What to do
What lines of the data hold the string "chart"? Pull each one out.

Information provided
^^^^
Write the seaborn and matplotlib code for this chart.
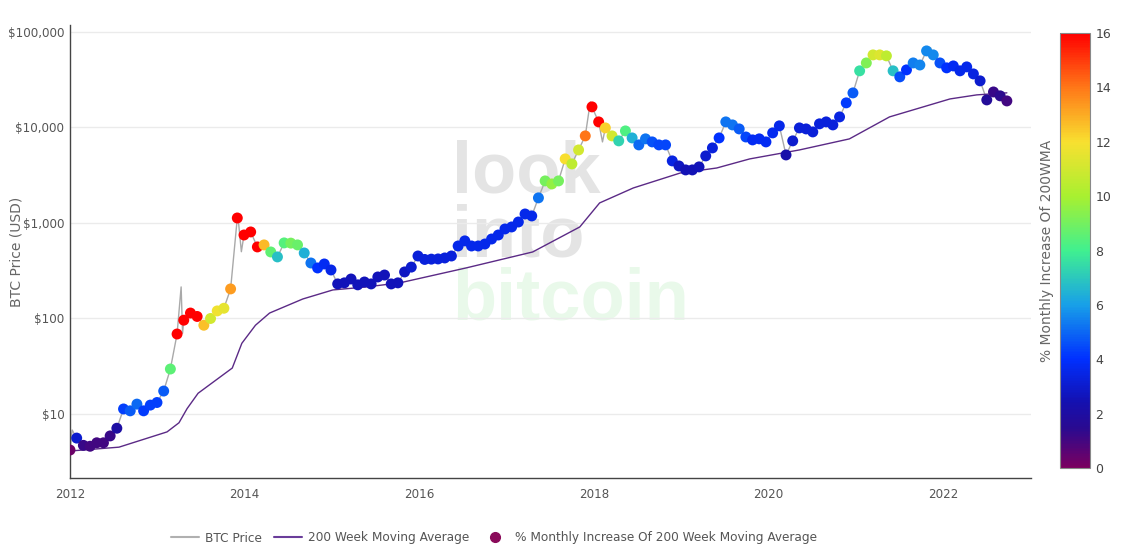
import numpy as np
import pandas as pd
import matplotlib
matplotlib.use("Agg")
import matplotlib.pyplot as plt
import matplotlib.dates as mdates
from matplotlib.colors import LinearSegmentedColormap, Normalize
from matplotlib.lines import Line2D
import seaborn as sns

btc_price = [
    4.2, 5.6, 4.7, 4.6, 5.0, 5.0, 5.9, 7.1, 11.3, 10.8,
    12.7, 10.8, 12.4, 13.2, 17.4, 29.6, 68.8, 96, 114, 105,
    85, 100, 120, 128, 204, 1127, 748, 805, 561, 589,
    497, 441, 618, 615, 589, 485, 381, 338, 372, 322,
    230, 236, 259, 225, 241, 230, 272, 285, 230, 236,
    307, 345, 451, 415, 418, 420, 430, 451, 574, 649,
    574, 574, 602, 679, 748, 865, 908, 1023, 1241, 1184,
    1830, 2754, 2560, 2754, 4680, 4150, 5810, 8150, 16400, 11420,
    9880, 8150, 7230, 9190, 7760, 6560, 7590, 7050, 6560, 6560,
    4460, 3950, 3590, 3590, 3860, 5030, 6100, 7760, 11420, 10620,
    9640, 7940, 7400, 7590, 7050, 8760, 10380, 5150, 7230, 9880,
    9640, 8970, 10900, 11420, 10620, 12880, 18070, 22970, 39100, 47300,
    57400, 57400, 56100, 39100, 33800, 40000, 47300, 45000, 63200, 57400,
    47300, 42000, 44000, 39100, 43000, 36300, 30700, 19400, 23500, 21400,
    18930,
]

# % monthly increase of the 200 week moving average (marker colour)
ma_increase = [
    0.3, 3.0, 1.2, 1.0, 1.0, 1.0, 1.2, 2.0, 4.3, 4.8,
    5.0, 4.2, 4.3, 4.3, 4.8, 8.5, 16, 16, 16, 16,
    12.6, 11.0, 11.8, 11.5, 13.3, 16, 16, 16, 16, 12.7,
    8.6, 6.8, 8.4, 9.0, 8.8, 6.4, 5.2, 4.0, 3.8, 3.5,
    2.6, 2.6, 2.6, 2.6, 2.6, 2.6, 2.6, 2.6, 2.6, 2.6,
    2.8, 3.0, 3.2, 3.3, 3.3, 3.3, 3.3, 3.3, 3.6, 3.6,
    3.6, 3.6, 3.6, 3.6, 3.6, 3.6, 3.6, 3.6, 3.6, 3.6,
    5.2, 9.0, 9.6, 9.0, 12.0, 10.5, 11.0, 14.0, 16, 16,
    12.3, 11.0, 7.3, 8.3, 6.4, 5.0, 5.2, 4.6, 4.4, 4.4,
    3.4, 2.8, 2.5, 2.5, 2.6, 3.0, 3.3, 4.0, 5.2, 5.2,
    4.8, 4.4, 3.8, 3.8, 3.8, 3.7, 3.6, 2.2, 3.0, 3.2,
    3.2, 3.2, 3.3, 3.3, 3.3, 3.4, 4.2, 4.8, 7.6, 9.2,
    11.0, 11.3, 10.5, 6.8, 4.5, 4.0, 5.4, 5.5, 5.6, 5.6,
    4.6, 4.0, 3.8, 3.6, 3.6, 3.4, 3.0, 1.7, 1.2, 1.4,
    1.0,
]

# intraday spikes of the price line
spike_dates = ["2012-01-10", "2013-04-10", "2013-04-16", "2013-12-04", "2013-12-18",
               "2017-12-17", "2018-02-06", "2021-04-14", "2021-11-10"]
spike_price = [6.8, 214, 70, 1150, 500, 18500, 7050, 63000, 68000]

# 200 week moving average
ma_dates = ["2012-01-01", "2012-07-24", "2013-02-10", "2013-04-01", "2013-05-05",
            "2013-06-20", "2013-11-10", "2013-12-20", "2014-02-15", "2014-04-15",
            "2014-09-01", "2015-01-05", "2015-05-26", "2015-10-12", "2016-07-15",
            "2017-04-20", "2017-11-03", "2018-01-25", "2018-06-15", "2018-12-28",
            "2019-05-30", "2019-10-15", "2020-05-10", "2020-12-05", "2021-05-22",
            "2022-01-30", "2022-05-22", "2022-09-25"]
ma_value = [4.1, 4.5, 6.5, 8.1, 11.4, 16.5, 30.3, 55, 85, 114,
            160, 199, 214, 236, 338, 497, 908, 1620, 2324, 3330,
            3760, 4680, 5810, 7580, 12880, 19860, 21900, 23000]

dates = pd.date_range("2012-01-01", periods=len(btc_price), freq="28D")
dots = pd.DataFrame({"date": dates, "price": btc_price, "incr": ma_increase})
line = pd.concat([
    dots[["date", "price"]],
    pd.DataFrame({"date": pd.to_datetime(spike_dates), "price": spike_price}),
]).sort_values("date")
ma = pd.DataFrame({"date": pd.to_datetime(ma_dates), "ma": ma_value})

cmap = LinearSegmentedColormap.from_list("incr", [
    (0.0, "#7a0060"), (0.09, "#2a0a90"), (0.15, "#1410b0"), (0.25, "#0030ff"),
    (0.375, "#18a0e8"), (0.5, "#40f090"), (0.625, "#a8f030"), (0.75, "#f8e030"),
    (0.875, "#ff7818"), (1.0, "#ff0000")])
norm = Normalize(0, 16)

sns.set_style("white")
plt.rcParams["font.family"] = ["DejaVu Sans"]

fig = plt.figure(figsize=(11.26, 5.47), dpi=100)
ax = fig.add_axes([70 / 1126, 69 / 547, 961 / 1126, 453 / 547])

# watermark
for txt, y, col in [("look", 0.63, "#e4e4e4"), ("into", 0.49, "#e4e4e4"), ("bitcoin", 0.35, "#e9f9ea")]:
    ax.text(0.398, y, txt, transform=ax.transAxes, fontsize=52, fontweight="bold",
            family="Liberation Sans", color=col, zorder=0, va="baseline")

sns.lineplot(data=line, x="date", y="price", color="#a9a9a9", linewidth=1, ax=ax, zorder=2)
sns.lineplot(data=ma, x="date", y="ma", color="#5b2a86", linewidth=1, ax=ax, zorder=2)
sns.scatterplot(data=dots, x="date", y="price", hue="incr",
                palette=cmap, hue_norm=norm, s=62, linewidth=0, legend=False, ax=ax, zorder=3)

ax.set_yscale("log")
ax.set_ylim(2.14, 118000)
ax.set_xlim(pd.Timestamp("2012-01-01"), pd.Timestamp("2023-01-04"))
ax.set_yticks([10, 100, 1000, 10000, 100000])
ax.set_yticklabels(["$10", "$100", "$1,000", "$10,000", "$100,000"])
ax.yaxis.set_minor_locator(matplotlib.ticker.NullLocator())
ax.xaxis.set_major_locator(mdates.YearLocator(2))
ax.xaxis.set_major_formatter(mdates.DateFormatter("%Y"))
ax.grid(axis="y", color="#ebebeb", linewidth=1)
ax.tick_params(length=0, labelsize=8.6, colors="#555555", pad=4)
ax.tick_params(axis="x", pad=7)
ax.set_xlabel("")
ax.set_ylabel("BTC Price (USD)", fontsize=10, color="#666666")
ax.yaxis.set_label_coords(-0.048, 0.5)
for side in ["top", "right"]:
    ax.spines[side].set_visible(False)
for side in ["left", "bottom"]:
    ax.spines[side].set_color("#444444")
    ax.spines[side].set_linewidth(1)

# colour bar
cax = fig.add_axes([1060 / 1126, 79 / 547, 30 / 1126, 435 / 547])
sm = plt.cm.ScalarMappable(norm=norm, cmap=cmap)
cb = fig.colorbar(sm, cax=cax, ticks=range(0, 17, 2))
cb.outline.set_edgecolor("#888888")
cb.ax.tick_params(length=0, labelsize=9, colors="#444444", pad=4)
cb.ax.yaxis.set_label_position("left")
cb.set_label("% Monthly Increase Of 200WMA", fontsize=10, color="#666666", labelpad=4)

handles = [
    Line2D([], [], color="#b0b0b0", linewidth=1.5),
    Line2D([], [], color="#6a3d9a", linewidth=1.5),
    Line2D([], [], color="#8a0a5a", marker="o", linestyle="", markersize=7),
]
labels = ["BTC Price", "200 Week Moving Average", "% Monthly Increase Of 200 Week Moving Average"]
fig.legend(handles, labels, loc="center", bbox_to_anchor=(494 / 1126, 9 / 547), ncol=3,
           frameon=False, fontsize=8.7, labelcolor="#555555", handlelength=2.3,
           handletextpad=0.5, columnspacing=1.0)

fig.savefig("out.png", dpi=100)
^^^^
In response
Write the seaborn and matplotlib code for this chart.

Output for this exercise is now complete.